▸ PROBLEM REQUIREMENTS
From the records, pick out and copy each line containing "this".

▸ EXTRACTED DATA
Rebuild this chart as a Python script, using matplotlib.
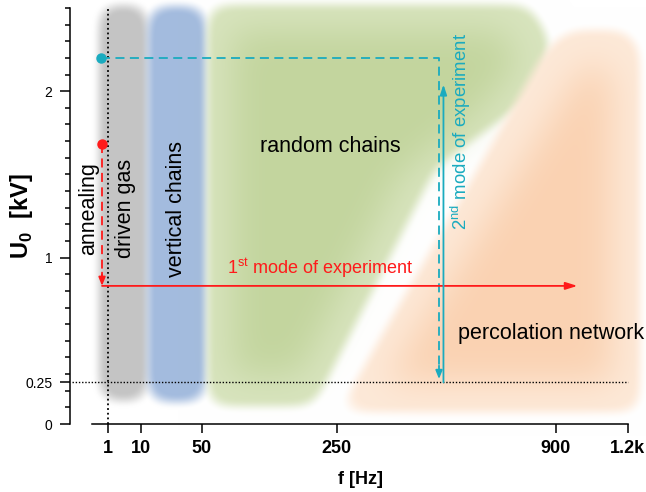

==

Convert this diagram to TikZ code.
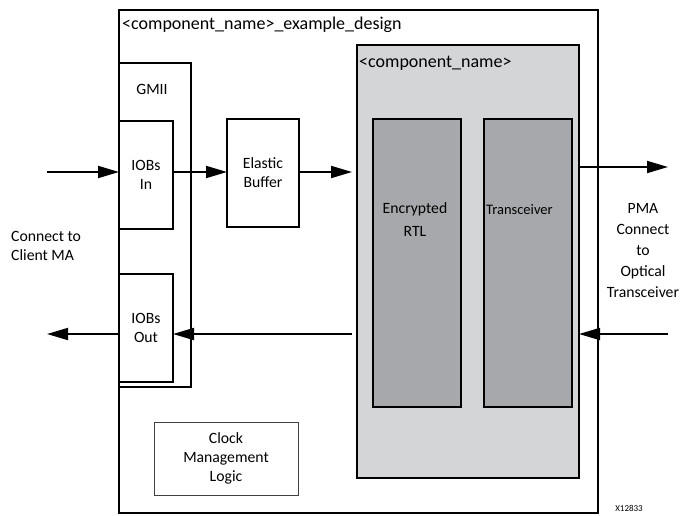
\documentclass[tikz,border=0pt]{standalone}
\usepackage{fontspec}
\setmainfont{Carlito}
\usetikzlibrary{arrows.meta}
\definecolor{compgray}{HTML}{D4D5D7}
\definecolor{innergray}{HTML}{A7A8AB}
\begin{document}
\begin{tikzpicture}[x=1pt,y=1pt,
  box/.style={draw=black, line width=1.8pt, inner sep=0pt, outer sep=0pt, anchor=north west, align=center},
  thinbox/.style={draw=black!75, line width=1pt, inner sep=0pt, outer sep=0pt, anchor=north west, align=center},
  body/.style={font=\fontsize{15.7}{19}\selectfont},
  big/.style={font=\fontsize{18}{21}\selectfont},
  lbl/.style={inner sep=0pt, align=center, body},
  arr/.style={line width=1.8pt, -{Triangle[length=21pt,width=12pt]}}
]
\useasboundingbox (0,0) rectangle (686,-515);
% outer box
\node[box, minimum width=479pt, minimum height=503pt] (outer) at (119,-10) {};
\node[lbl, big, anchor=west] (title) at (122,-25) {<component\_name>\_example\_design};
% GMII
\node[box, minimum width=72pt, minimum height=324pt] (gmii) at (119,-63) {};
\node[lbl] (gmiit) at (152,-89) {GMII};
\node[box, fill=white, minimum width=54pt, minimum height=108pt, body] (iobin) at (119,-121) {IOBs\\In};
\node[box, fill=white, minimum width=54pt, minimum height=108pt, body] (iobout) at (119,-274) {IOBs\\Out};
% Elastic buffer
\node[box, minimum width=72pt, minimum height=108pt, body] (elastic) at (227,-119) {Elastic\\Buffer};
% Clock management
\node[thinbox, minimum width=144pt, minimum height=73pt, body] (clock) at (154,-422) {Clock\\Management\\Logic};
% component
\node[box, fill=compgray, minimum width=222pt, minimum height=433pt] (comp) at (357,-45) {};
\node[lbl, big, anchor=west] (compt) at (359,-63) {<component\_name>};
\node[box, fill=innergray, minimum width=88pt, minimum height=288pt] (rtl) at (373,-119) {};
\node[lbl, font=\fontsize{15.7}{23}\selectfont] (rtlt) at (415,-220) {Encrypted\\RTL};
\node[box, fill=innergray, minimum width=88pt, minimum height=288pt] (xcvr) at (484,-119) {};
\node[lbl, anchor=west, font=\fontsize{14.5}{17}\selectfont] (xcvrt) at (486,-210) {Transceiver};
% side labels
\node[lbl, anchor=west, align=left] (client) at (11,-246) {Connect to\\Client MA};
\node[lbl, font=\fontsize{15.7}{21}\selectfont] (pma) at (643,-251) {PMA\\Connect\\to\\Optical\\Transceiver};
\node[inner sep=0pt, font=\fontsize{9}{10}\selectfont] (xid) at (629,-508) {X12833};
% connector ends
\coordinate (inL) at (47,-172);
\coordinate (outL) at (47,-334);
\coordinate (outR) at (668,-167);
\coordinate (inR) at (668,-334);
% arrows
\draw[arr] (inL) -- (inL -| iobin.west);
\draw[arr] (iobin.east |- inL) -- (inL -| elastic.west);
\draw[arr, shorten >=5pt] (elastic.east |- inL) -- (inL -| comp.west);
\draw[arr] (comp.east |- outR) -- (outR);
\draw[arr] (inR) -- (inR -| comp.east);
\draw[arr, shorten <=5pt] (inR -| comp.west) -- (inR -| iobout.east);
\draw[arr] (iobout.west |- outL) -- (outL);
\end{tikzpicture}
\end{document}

▸ WRITTEN RESPONSE
Rebuild this chart as a Python script, using matplotlib.
Convert this diagram to TikZ code.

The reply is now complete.